Research support for this article was provided by The Investigative Fund at The Nation Institute. Read the full story at The Nation.

Even though Julia DeLeon has lived in Houston for more than half her life, built a business here, raised two daughters and is now helping to rear a toddler grandson, she doesn’t exist–not statistically at least. DeLeon first moved to Houston in the 1980s. When she got sick while pregnant and an emergency room attendant refused to admit her because she’s not a documented resident, she retreated to Guatemala. But DeLeon couldn’t stay away. Her sister had lived here and was certain the town held opportunity. So she returned with her newborn, settled in at a friend’s apartment in Southwest and started rebuilding her life.

If either the 1990 or 2000 Census crossed her mind amid all of this, she doesn’t remember it. She wouldn’t likely have participated, anyway. After all, she didn’t even have a valid lease, let alone a valid visa. Standing up to be counted by federal officials wasn’t high on her to-do list.

"I just make a little part in the corner where they grew up," DeLeon recalls of the apartment where she raised Evelyn DeLeon, now 21, and Sharon Garcia, 16. "I just try to find a way in the school, any program so they not just stuck in the house.
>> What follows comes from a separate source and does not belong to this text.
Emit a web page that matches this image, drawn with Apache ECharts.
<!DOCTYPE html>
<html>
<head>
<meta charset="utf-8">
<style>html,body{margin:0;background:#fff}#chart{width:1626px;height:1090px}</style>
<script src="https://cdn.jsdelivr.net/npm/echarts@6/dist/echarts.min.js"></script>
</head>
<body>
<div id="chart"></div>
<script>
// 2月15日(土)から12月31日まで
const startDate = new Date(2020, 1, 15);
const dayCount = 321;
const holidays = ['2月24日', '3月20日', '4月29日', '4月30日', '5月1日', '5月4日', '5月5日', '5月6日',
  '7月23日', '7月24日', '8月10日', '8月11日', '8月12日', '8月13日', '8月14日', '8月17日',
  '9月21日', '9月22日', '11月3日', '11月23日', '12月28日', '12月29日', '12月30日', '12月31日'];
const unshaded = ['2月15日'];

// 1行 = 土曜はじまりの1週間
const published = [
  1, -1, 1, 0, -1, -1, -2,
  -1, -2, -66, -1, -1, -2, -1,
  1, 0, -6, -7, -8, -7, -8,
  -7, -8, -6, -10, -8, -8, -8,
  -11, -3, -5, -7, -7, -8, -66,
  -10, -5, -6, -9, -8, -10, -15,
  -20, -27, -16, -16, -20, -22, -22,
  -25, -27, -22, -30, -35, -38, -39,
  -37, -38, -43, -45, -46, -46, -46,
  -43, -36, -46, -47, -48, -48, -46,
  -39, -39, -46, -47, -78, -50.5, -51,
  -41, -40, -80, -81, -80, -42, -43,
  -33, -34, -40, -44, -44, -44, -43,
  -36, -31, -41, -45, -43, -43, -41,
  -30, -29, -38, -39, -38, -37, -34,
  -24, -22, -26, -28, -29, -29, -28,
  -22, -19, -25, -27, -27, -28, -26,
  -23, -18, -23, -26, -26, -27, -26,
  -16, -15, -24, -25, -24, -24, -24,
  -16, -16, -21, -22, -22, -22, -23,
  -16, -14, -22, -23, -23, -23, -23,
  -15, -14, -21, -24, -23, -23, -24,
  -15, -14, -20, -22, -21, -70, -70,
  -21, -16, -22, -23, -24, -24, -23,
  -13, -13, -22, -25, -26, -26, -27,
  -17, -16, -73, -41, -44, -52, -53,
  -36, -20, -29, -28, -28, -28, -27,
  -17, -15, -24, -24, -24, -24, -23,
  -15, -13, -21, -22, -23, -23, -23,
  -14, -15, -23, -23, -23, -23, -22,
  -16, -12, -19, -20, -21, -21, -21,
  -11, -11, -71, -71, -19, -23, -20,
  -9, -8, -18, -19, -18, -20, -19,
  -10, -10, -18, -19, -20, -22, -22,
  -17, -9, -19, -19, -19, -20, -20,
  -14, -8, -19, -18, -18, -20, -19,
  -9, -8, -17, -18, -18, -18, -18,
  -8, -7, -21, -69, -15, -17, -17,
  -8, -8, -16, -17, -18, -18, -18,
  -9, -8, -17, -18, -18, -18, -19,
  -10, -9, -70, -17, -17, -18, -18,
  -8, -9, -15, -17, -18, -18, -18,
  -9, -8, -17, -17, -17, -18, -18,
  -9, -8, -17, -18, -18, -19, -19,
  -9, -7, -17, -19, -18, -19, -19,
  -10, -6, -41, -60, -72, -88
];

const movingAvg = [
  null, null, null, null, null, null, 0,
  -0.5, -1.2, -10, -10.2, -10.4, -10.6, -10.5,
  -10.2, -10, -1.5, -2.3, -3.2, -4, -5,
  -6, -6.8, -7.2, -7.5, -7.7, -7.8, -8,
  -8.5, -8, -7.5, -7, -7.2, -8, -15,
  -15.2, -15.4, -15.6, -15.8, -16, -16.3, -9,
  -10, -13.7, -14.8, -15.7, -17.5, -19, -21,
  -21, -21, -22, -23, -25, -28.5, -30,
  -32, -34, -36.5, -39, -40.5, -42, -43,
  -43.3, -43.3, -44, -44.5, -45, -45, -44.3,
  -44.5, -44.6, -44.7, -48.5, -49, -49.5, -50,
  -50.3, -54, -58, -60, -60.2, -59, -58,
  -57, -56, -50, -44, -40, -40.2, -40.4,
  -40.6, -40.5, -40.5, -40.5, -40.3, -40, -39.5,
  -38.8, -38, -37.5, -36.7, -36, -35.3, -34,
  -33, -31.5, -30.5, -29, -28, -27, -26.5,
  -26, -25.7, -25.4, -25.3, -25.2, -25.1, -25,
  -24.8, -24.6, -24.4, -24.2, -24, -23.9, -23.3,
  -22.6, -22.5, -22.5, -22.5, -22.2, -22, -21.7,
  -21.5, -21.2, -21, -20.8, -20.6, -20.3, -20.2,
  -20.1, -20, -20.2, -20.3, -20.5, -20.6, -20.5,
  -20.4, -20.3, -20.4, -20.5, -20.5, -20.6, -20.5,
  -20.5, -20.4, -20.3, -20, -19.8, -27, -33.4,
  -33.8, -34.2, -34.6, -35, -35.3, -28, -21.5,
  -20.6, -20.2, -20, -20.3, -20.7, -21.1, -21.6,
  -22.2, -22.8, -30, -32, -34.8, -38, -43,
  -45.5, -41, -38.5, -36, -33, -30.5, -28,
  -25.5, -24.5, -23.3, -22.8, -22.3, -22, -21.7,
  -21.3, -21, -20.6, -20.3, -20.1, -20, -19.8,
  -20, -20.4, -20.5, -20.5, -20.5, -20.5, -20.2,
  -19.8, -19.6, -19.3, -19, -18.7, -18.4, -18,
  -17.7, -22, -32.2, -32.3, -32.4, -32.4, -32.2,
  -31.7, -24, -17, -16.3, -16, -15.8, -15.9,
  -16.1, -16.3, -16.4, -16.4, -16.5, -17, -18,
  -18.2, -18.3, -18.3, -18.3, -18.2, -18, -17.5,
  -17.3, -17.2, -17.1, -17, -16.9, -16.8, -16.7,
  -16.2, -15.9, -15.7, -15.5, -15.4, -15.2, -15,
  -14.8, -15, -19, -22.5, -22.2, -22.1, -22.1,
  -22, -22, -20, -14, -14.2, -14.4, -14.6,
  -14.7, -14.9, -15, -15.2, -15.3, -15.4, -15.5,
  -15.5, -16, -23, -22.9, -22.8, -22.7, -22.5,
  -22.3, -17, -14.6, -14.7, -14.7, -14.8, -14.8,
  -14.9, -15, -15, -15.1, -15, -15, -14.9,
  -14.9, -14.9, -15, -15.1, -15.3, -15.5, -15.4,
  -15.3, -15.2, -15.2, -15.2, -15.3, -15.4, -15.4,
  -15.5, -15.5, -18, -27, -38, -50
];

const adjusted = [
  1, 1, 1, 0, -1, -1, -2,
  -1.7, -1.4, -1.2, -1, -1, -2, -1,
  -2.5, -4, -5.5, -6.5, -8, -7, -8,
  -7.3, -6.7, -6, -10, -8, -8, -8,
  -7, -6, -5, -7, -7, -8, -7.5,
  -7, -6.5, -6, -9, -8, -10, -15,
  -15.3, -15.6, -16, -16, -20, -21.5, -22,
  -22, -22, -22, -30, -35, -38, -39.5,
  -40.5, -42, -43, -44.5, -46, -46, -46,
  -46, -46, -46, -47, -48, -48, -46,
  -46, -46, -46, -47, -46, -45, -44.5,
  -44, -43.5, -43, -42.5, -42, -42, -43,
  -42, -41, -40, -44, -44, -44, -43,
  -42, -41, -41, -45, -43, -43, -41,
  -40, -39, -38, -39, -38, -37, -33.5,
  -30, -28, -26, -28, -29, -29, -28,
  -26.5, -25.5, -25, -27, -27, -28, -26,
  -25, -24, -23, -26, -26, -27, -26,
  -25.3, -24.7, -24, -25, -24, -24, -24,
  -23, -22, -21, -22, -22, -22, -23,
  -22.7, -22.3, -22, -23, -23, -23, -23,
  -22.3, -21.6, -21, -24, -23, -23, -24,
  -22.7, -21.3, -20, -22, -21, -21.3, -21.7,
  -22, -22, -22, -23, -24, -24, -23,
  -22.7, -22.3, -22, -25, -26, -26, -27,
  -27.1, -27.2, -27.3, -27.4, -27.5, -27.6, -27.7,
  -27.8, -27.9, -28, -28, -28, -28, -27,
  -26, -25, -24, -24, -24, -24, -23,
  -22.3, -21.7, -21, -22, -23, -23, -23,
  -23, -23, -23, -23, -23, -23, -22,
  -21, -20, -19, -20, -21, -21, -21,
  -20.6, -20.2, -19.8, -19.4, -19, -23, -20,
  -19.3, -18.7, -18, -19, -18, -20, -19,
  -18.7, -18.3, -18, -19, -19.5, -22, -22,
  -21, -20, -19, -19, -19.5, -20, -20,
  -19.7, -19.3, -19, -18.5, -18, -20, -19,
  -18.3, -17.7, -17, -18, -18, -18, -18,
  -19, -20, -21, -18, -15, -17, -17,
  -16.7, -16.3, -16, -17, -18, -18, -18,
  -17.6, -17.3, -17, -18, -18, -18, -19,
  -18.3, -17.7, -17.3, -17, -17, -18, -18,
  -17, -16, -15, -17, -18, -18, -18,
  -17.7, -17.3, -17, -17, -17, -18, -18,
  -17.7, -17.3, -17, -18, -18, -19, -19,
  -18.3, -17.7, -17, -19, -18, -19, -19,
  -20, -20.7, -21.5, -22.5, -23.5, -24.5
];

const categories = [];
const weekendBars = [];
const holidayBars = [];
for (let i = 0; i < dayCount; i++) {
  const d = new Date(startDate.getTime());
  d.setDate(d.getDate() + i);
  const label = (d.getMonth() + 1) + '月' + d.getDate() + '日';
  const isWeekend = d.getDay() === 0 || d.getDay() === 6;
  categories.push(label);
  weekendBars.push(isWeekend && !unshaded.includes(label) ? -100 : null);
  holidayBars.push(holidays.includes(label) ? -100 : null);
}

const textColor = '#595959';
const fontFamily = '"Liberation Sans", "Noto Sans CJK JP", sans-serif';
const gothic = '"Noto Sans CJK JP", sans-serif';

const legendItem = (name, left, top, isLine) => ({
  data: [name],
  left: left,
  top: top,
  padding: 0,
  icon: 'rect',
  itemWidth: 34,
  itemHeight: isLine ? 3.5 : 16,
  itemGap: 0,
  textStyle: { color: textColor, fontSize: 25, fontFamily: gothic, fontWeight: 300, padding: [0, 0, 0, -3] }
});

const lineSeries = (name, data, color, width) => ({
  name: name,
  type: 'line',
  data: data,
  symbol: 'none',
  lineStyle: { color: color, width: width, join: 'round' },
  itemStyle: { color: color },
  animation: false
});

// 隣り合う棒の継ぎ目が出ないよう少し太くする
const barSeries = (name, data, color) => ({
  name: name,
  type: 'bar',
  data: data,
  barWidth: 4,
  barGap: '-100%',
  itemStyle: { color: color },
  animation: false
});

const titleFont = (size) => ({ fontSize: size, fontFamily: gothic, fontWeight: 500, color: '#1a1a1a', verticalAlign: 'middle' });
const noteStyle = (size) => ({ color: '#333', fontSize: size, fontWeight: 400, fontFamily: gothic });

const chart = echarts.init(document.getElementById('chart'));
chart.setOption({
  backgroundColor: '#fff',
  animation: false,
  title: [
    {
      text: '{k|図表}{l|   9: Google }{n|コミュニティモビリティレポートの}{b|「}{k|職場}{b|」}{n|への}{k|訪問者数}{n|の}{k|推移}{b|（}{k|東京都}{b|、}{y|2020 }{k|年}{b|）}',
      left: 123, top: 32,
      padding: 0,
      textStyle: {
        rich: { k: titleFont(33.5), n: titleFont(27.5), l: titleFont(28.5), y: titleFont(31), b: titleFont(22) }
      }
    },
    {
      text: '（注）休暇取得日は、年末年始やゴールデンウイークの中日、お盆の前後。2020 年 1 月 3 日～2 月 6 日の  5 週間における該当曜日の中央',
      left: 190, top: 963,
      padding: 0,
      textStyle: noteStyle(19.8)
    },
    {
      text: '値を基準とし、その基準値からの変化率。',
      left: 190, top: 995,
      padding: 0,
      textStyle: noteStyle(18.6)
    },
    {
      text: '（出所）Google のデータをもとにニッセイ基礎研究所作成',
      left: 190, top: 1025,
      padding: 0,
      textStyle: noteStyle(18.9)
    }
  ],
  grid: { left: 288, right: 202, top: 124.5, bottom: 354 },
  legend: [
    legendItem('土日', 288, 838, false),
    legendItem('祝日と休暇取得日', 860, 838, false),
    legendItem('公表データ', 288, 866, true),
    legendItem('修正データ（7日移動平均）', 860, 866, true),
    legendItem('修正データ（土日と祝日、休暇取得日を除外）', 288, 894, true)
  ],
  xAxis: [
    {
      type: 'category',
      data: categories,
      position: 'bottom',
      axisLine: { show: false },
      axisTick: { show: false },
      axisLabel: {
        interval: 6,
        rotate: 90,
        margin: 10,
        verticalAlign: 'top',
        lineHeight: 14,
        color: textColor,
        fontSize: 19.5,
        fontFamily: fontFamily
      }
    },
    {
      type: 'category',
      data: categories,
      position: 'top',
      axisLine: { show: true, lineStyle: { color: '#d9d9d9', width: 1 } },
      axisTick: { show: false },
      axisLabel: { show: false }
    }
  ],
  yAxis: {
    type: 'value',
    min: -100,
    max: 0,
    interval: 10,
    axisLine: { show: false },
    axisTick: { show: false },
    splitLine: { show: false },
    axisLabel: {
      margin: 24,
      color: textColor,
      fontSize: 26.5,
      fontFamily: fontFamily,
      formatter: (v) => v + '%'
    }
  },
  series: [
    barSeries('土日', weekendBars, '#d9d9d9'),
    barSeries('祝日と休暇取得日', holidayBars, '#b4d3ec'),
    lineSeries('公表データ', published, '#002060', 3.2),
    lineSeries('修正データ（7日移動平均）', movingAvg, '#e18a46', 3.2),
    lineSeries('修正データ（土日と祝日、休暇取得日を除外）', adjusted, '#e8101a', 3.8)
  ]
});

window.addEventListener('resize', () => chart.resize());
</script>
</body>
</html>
Like, making the Girl Scouts, art classes, in the church–some kind of organization where they can go, and it’s not costing me much and they learn something."

Now, having painstakingly built a successful house-cleaning business, DeLeon sits in her own living room and listens proudly as her daughters talk about the importance of finally "being counted" in the 2010 census. "I do it," she shrugs. "Ten years back, I was maybe afraid if they deport us–what happen with these two girls? But now, if something happen with me, it’s not really a worry," she says, turning to Evelyn, who’s been volunteering in an ad hoc campaign to encourage Census participation in the neighborhood. "She can support now."

That seemingly blasé statement represents a huge victory for the Census Bureau. The DeLeon family–working-class, urban people of color–is just the sort of household the bureau has struggled to count for decades. Census statisticians discovered in 1940 that they were undercounting blacks by as much as double-digit percentages. Decade after decade, as the overall count grew more accurate, a racial gap in undercounting held firm. When the bureau began measuring across all races and ethnicities in 1990, it found blacks, Latinos and Native Americans were all undercounted at more than double the national rate.

As a result, the nation’s largest metro areas have also been consistently shorted in the decennial Census. The bureau keeps a list of characteristics that make it tough to enumerate a given tract: lots of renters, low household incomes, new immigrant communities, single-parent families and large populations of people of color, among others. The list informs a ranking of "hard-to-count areas" that’s essentially a big-city roll call–Los Angeles County, Brooklyn, Chicago’s Cook County and Houston’s Harris County fill the top four spots this year.

As of late April, a familiar pattern was emerging with the 2010 Census. Just over 70 percent of the 134 million mailed questionnaires had been returned. Small, largely white counties in the Plains and Midwest were registering response rates of 80 percent and up. Barely half of DeLeon’s neighborhood had responded, as was the case throughout Southwest Houston’s densely Latino neighborhoods; Brooklyn was at just about half, Chicago at 60 percent. In May, Census workers will start knocking on doors of homes that haven’t replied.